> Direction:
Quote every line as written. Omit pictures.

> Dataset content:
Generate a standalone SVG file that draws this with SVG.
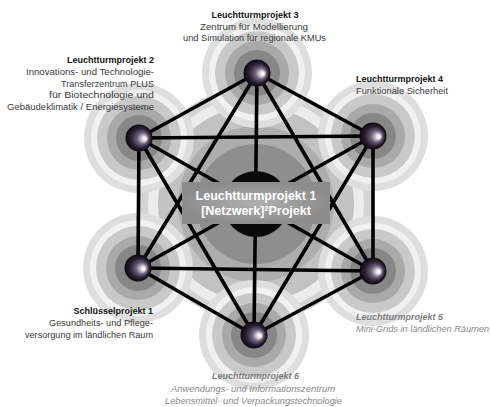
<svg xmlns="http://www.w3.org/2000/svg" width="490" height="407" viewBox="0 0 490 407">
<defs>
<radialGradient id="sph" cx="50%" cy="50%" r="50%" fx="74%" fy="53%">
<stop offset="0%" stop-color="#ffffff"/>
<stop offset="14%" stop-color="#eceaee"/>
<stop offset="42%" stop-color="#6c6278"/>
<stop offset="72%" stop-color="#2a2232"/>
<stop offset="100%" stop-color="#0a0610"/>
</radialGradient>
<radialGradient id="boxg" cx="50%" cy="50%" r="50%">
<stop offset="0%" stop-color="#b0b0b0"/>
<stop offset="100%" stop-color="#8c8c8c"/>
</radialGradient>
<g id="halo">
<circle r="55" fill="#dedede"/>
<circle r="48" fill="#f1f1f1"/>
<circle r="42" fill="#c9c9c9"/>
<circle r="32" fill="#a9a9a9"/>
<circle r="23" fill="#878787"/>
</g>
</defs>
<style>
.edge{stroke:#000;stroke-width:3.6;stroke-linecap:round}
.sphere{fill:url(#sph)}
text{font-family:"Liberation Sans",Arial,sans-serif;font-size:9px;fill:#3a3a3a}
.t{font-weight:bold;fill:#111}
.gi{font-style:italic;fill:#8a8a8a}
.gt{font-style:italic;font-weight:bold;fill:#7c7c7c}
.c{font-weight:bold;font-size:12.5px;fill:#ffffff}
</style>
<rect width="490" height="407" fill="#ffffff"/>
<g id="background">
<circle cx="256" cy="204" r="118" fill="#d4d4d4"/>
<circle cx="256" cy="204" r="108" fill="#ececec"/>
<circle cx="256" cy="204" r="98" fill="#c2c2c2"/>
<circle cx="256" cy="204" r="78" fill="#adadad"/>
<use href="#halo" x="257" y="73"/>
<use href="#halo" x="373" y="136"/>
<use href="#halo" x="373" y="271"/>
<use href="#halo" x="254" y="335"/>
<use href="#halo" x="138" y="268"/>
<use href="#halo" x="139" y="138"/>
<circle cx="256" cy="204" r="60" fill="#8e8e8e"/>
</g>
<g id="connectors">
<line class="edge" x1="139" y1="138" x2="257" y2="73"/>
<line class="edge" x1="257" y1="73" x2="373" y2="136"/>
<line class="edge" x1="373" y1="136" x2="373" y2="271"/>
<line class="edge" x1="373" y1="271" x2="254" y2="335"/>
<line class="edge" x1="254" y1="335" x2="138" y2="268"/>
<line class="edge" x1="138" y1="268" x2="139" y2="138"/>
<line class="edge" x1="139" y1="138" x2="373" y2="136"/>
<line class="edge" x1="373" y1="136" x2="254" y2="335"/>
<line class="edge" x1="254" y1="335" x2="139" y2="138"/>
<line class="edge" x1="257" y1="73" x2="373" y2="271"/>
<line class="edge" x1="373" y1="271" x2="138" y2="268"/>
<line class="edge" x1="138" y1="268" x2="257" y2="73"/>
<line class="edge" x1="139" y1="138" x2="373" y2="271"/>
<line class="edge" x1="257" y1="73" x2="254" y2="335"/>
<line class="edge" x1="373" y1="136" x2="138" y2="268"/>
</g>
<g id="node-lp1">
<circle cx="256" cy="204" r="33" fill="#0a0a0a"/>
<rect x="182" y="182" width="148" height="42" fill="url(#boxg)"/>
<text class="c" x="256" y="200" text-anchor="middle">Leuchtturmprojekt 1</text>
<text class="c" x="256" y="215" text-anchor="middle">[Netzwerk]²Projekt</text>
</g>
<g id="node-lp3">
<circle class="sphere" cx="257" cy="73" r="13.5"/>
<text class="t" x="255" y="18" text-anchor="middle">Leuchtturmprojekt 3</text>
<text x="254" y="29.5" text-anchor="middle" textLength="108" lengthAdjust="spacingAndGlyphs">Zentrum für Modellierung</text>
<text x="254.5" y="41" text-anchor="middle" textLength="143" lengthAdjust="spacingAndGlyphs">und Simulation für regionale KMUs</text>
</g>
<g id="node-lp2">
<circle class="sphere" cx="139" cy="138" r="13.5"/>
<text class="t" x="154" y="63" text-anchor="end">Leuchtturmprojekt 2</text>
<text x="154" y="75" text-anchor="end" textLength="128" lengthAdjust="spacingAndGlyphs">Innovations- und Technologie-</text>
<text x="154" y="86.5" text-anchor="end" textLength="93" lengthAdjust="spacingAndGlyphs">Transferzentrum PLUS</text>
<text x="154" y="98" text-anchor="end" textLength="105" lengthAdjust="spacingAndGlyphs">für Biotechnologie und</text>
<text x="154" y="109.5" text-anchor="end" textLength="147" lengthAdjust="spacingAndGlyphs">Gebäudeklimatik / Energiesysteme</text>
</g>
<g id="node-lp4">
<circle class="sphere" cx="373" cy="136" r="13.5"/>
<text class="t" x="356" y="82">Leuchtturmprojekt 4</text>
<text x="356" y="93.5" textLength="92" lengthAdjust="spacingAndGlyphs">Funktionale Sicherheit</text>
</g>
<g id="node-lp5">
<circle class="sphere" cx="373" cy="271" r="13.5"/>
<text class="gt" x="356" y="320">Leuchtturmprojekt 5</text>
<text class="gi" x="356" y="332" textLength="133" lengthAdjust="spacingAndGlyphs">Mini-Grids in ländlichen Räumen</text>
</g>
<g id="node-lp6">
<circle class="sphere" cx="254" cy="335" r="13.5"/>
<text class="gt" x="255.5" y="379" text-anchor="middle">Leuchtturmprojekt 6</text>
<text class="gi" x="253" y="391.5" text-anchor="middle" textLength="164" lengthAdjust="spacingAndGlyphs">Anwendungs- und Informationszentrum</text>
<text class="gi" x="253.5" y="403.5" text-anchor="middle" textLength="177" lengthAdjust="spacingAndGlyphs">Lebensmittel- und Verpackungstechnologie</text>
</g>
<g id="node-sp1">
<circle class="sphere" cx="138" cy="268" r="13.5"/>
<text class="t" x="153" y="314" text-anchor="end">Schlüsselprojekt 1</text>
<text x="153" y="326" text-anchor="end" textLength="104" lengthAdjust="spacingAndGlyphs">Gesundheits- und Pflege-</text>
<text x="153" y="337.5" text-anchor="end" textLength="128" lengthAdjust="spacingAndGlyphs">versorgung im ländlichen Raum</text>
</g>
</svg>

> Result of the task:
Generate a standalone SVG file that draws this with SVG.
<svg xmlns="http://www.w3.org/2000/svg" width="490" height="407" viewBox="0 0 490 407">
<defs>
<radialGradient id="sph" cx="50%" cy="50%" r="50%" fx="74%" fy="53%">
<stop offset="0%" stop-color="#ffffff"/>
<stop offset="14%" stop-color="#eceaee"/>
<stop offset="42%" stop-color="#6c6278"/>
<stop offset="72%" stop-color="#2a2232"/>
<stop offset="100%" stop-color="#0a0610"/>
</radialGradient>
<radialGradient id="boxg" cx="50%" cy="50%" r="50%">
<stop offset="0%" stop-color="#b0b0b0"/>
<stop offset="100%" stop-color="#8c8c8c"/>
</radialGradient>
<g id="halo">
<circle r="55" fill="#dedede"/>
<circle r="48" fill="#f1f1f1"/>
<circle r="42" fill="#c9c9c9"/>
<circle r="32" fill="#a9a9a9"/>
<circle r="23" fill="#878787"/>
</g>
</defs>
<style>
.edge{stroke:#000;stroke-width:3.6;stroke-linecap:round}
.sphere{fill:url(#sph)}
text{font-family:"Liberation Sans",Arial,sans-serif;font-size:9px;fill:#3a3a3a}
.t{font-weight:bold;fill:#111}
.gi{font-style:italic;fill:#8a8a8a}
.gt{font-style:italic;font-weight:bold;fill:#7c7c7c}
.c{font-weight:bold;font-size:12.5px;fill:#ffffff}
</style>
<rect width="490" height="407" fill="#ffffff"/>
<g id="background">
<circle cx="256" cy="204" r="118" fill="#d4d4d4"/>
<circle cx="256" cy="204" r="108" fill="#ececec"/>
<circle cx="256" cy="204" r="98" fill="#c2c2c2"/>
<circle cx="256" cy="204" r="78" fill="#adadad"/>
<use href="#halo" x="257" y="73"/>
<use href="#halo" x="373" y="136"/>
<use href="#halo" x="373" y="271"/>
<use href="#halo" x="254" y="335"/>
<use href="#halo" x="138" y="268"/>
<use href="#halo" x="139" y="138"/>
<circle cx="256" cy="204" r="60" fill="#8e8e8e"/>
</g>
<g id="connectors">
<line class="edge" x1="139" y1="138" x2="257" y2="73"/>
<line class="edge" x1="257" y1="73" x2="373" y2="136"/>
<line class="edge" x1="373" y1="136" x2="373" y2="271"/>
<line class="edge" x1="373" y1="271" x2="254" y2="335"/>
<line class="edge" x1="254" y1="335" x2="138" y2="268"/>
<line class="edge" x1="138" y1="268" x2="139" y2="138"/>
<line class="edge" x1="139" y1="138" x2="373" y2="136"/>
<line class="edge" x1="373" y1="136" x2="254" y2="335"/>
<line class="edge" x1="254" y1="335" x2="139" y2="138"/>
<line class="edge" x1="257" y1="73" x2="373" y2="271"/>
<line class="edge" x1="373" y1="271" x2="138" y2="268"/>
<line class="edge" x1="138" y1="268" x2="257" y2="73"/>
<line class="edge" x1="139" y1="138" x2="373" y2="271"/>
<line class="edge" x1="257" y1="73" x2="254" y2="335"/>
<line class="edge" x1="373" y1="136" x2="138" y2="268"/>
</g>
<g id="node-lp1">
<circle cx="256" cy="204" r="33" fill="#0a0a0a"/>
<rect x="182" y="182" width="148" height="42" fill="url(#boxg)"/>
<text class="c" x="256" y="200" text-anchor="middle">Leuchtturmprojekt 1</text>
<text class="c" x="256" y="215" text-anchor="middle">[Netzwerk]²Projekt</text>
</g>
<g id="node-lp3">
<circle class="sphere" cx="257" cy="73" r="13.5"/>
<text class="t" x="255" y="18" text-anchor="middle">Leuchtturmprojekt 3</text>
<text x="254" y="29.5" text-anchor="middle" textLength="108" lengthAdjust="spacingAndGlyphs">Zentrum für Modellierung</text>
<text x="254.5" y="41" text-anchor="middle" textLength="143" lengthAdjust="spacingAndGlyphs">und Simulation für regionale KMUs</text>
</g>
<g id="node-lp2">
<circle class="sphere" cx="139" cy="138" r="13.5"/>
<text class="t" x="154" y="63" text-anchor="end">Leuchtturmprojekt 2</text>
<text x="154" y="75" text-anchor="end" textLength="128" lengthAdjust="spacingAndGlyphs">Innovations- und Technologie-</text>
<text x="154" y="86.5" text-anchor="end" textLength="93" lengthAdjust="spacingAndGlyphs">Transferzentrum PLUS</text>
<text x="154" y="98" text-anchor="end" textLength="105" lengthAdjust="spacingAndGlyphs">für Biotechnologie und</text>
<text x="154" y="109.5" text-anchor="end" textLength="147" lengthAdjust="spacingAndGlyphs">Gebäudeklimatik / Energiesysteme</text>
</g>
<g id="node-lp4">
<circle class="sphere" cx="373" cy="136" r="13.5"/>
<text class="t" x="356" y="82">Leuchtturmprojekt 4</text>
<text x="356" y="93.5" textLength="92" lengthAdjust="spacingAndGlyphs">Funktionale Sicherheit</text>
</g>
<g id="node-lp5">
<circle class="sphere" cx="373" cy="271" r="13.5"/>
<text class="gt" x="356" y="320">Leuchtturmprojekt 5</text>
<text class="gi" x="356" y="332" textLength="133" lengthAdjust="spacingAndGlyphs">Mini-Grids in ländlichen Räumen</text>
</g>
<g id="node-lp6">
<circle class="sphere" cx="254" cy="335" r="13.5"/>
<text class="gt" x="255.5" y="379" text-anchor="middle">Leuchtturmprojekt 6</text>
<text class="gi" x="253" y="391.5" text-anchor="middle" textLength="164" lengthAdjust="spacingAndGlyphs">Anwendungs- und Informationszentrum</text>
<text class="gi" x="253.5" y="403.5" text-anchor="middle" textLength="177" lengthAdjust="spacingAndGlyphs">Lebensmittel- und Verpackungstechnologie</text>
</g>
<g id="node-sp1">
<circle class="sphere" cx="138" cy="268" r="13.5"/>
<text class="t" x="153" y="314" text-anchor="end">Schlüsselprojekt 1</text>
<text x="153" y="326" text-anchor="end" textLength="104" lengthAdjust="spacingAndGlyphs">Gesundheits- und Pflege-</text>
<text x="153" y="337.5" text-anchor="end" textLength="128" lengthAdjust="spacingAndGlyphs">versorgung im ländlichen Raum</text>
</g>
</svg>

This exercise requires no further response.